A general process of producing grain oriented electrical steel sheet involves: preparing a steel slab with a predetermined chemical composition; subjecting the steel slab to hot rolling and cold rolling to form a steel sheet; then subjecting the steel sheet to decarburization annealing; and subjecting the steel sheet to subsequent final annealing for secondary recrystallization. Secondary recrystallization occurs during the final annealing among these process steps to generate coarse grains with their easy magnetization axes aligned in the rolling direction, with the result that excellent magnetic properties can be obtained. Since this final annealing is performed on a coiled steel sheet over a long period of time, it is a common practice to apply to the steel sheet prior to the final annealing, an annealing separator mainly composed of magnesia, the annealing separator being applied as a slurry obtained by suspending the annealing separator with water to prevent sticking of inner and outer wraps of the coiled steel sheet.
In addition to serving as such an annealing separator, the magnesia also serves to react with an oxide layer mainly composed of SiO2, which layer is formed on a surface of the steel sheet during the decarburization annealing (primary recrystallization annealing) prior to the final annealing, to thereby form a forsterite (Mg2SiO4) film on the surface. It is very difficult to form a uniform forsterite film by coil annealing, and various proposals have been made to this end.

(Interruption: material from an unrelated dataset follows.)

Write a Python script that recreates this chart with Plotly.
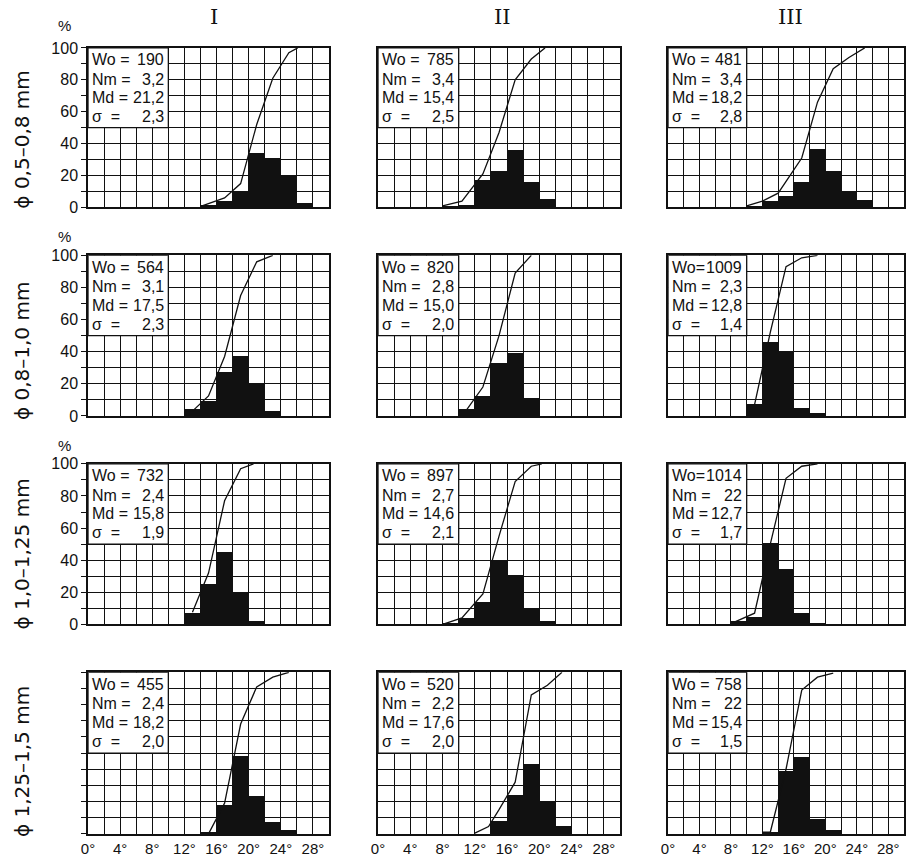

For example, JP 54-014566 B2 proposes a method of forming a uniform film, in which magnesia containing, in an amount of 1% to 20%, the particles passing through a 100-mesh sieve, but not through a 325-mesh sieve (44 μm to 150 μm) is used as an annealing separator to prevent sticking of wraps of a coiled steel sheet and improve the gas flowability in the coil.
We observed, however, in JP 54-014566 B2, the following problems: magnesia containing, in an amount 1% to 20%, the particles passing through a 100-mesh sieve, but not through a 325-mesh sieve (44 μm to 150 μm) is indeed very effective in forming a uniform forsterite film, but may cause surface roughness due to local projections formed on a surface of the forsterite film. This surface roughness also causes a reduction in the stacking factor in stacking products, as well as film defects due to dropping of the aforementioned projections.
It could therefore be helpful to provide an annealing separator for a grain oriented electrical steel sheet which does not inhibit the flowability of an atmospheric gas during the final annealing of the coil-shaped product and can prevent the occurrence of surface roughness.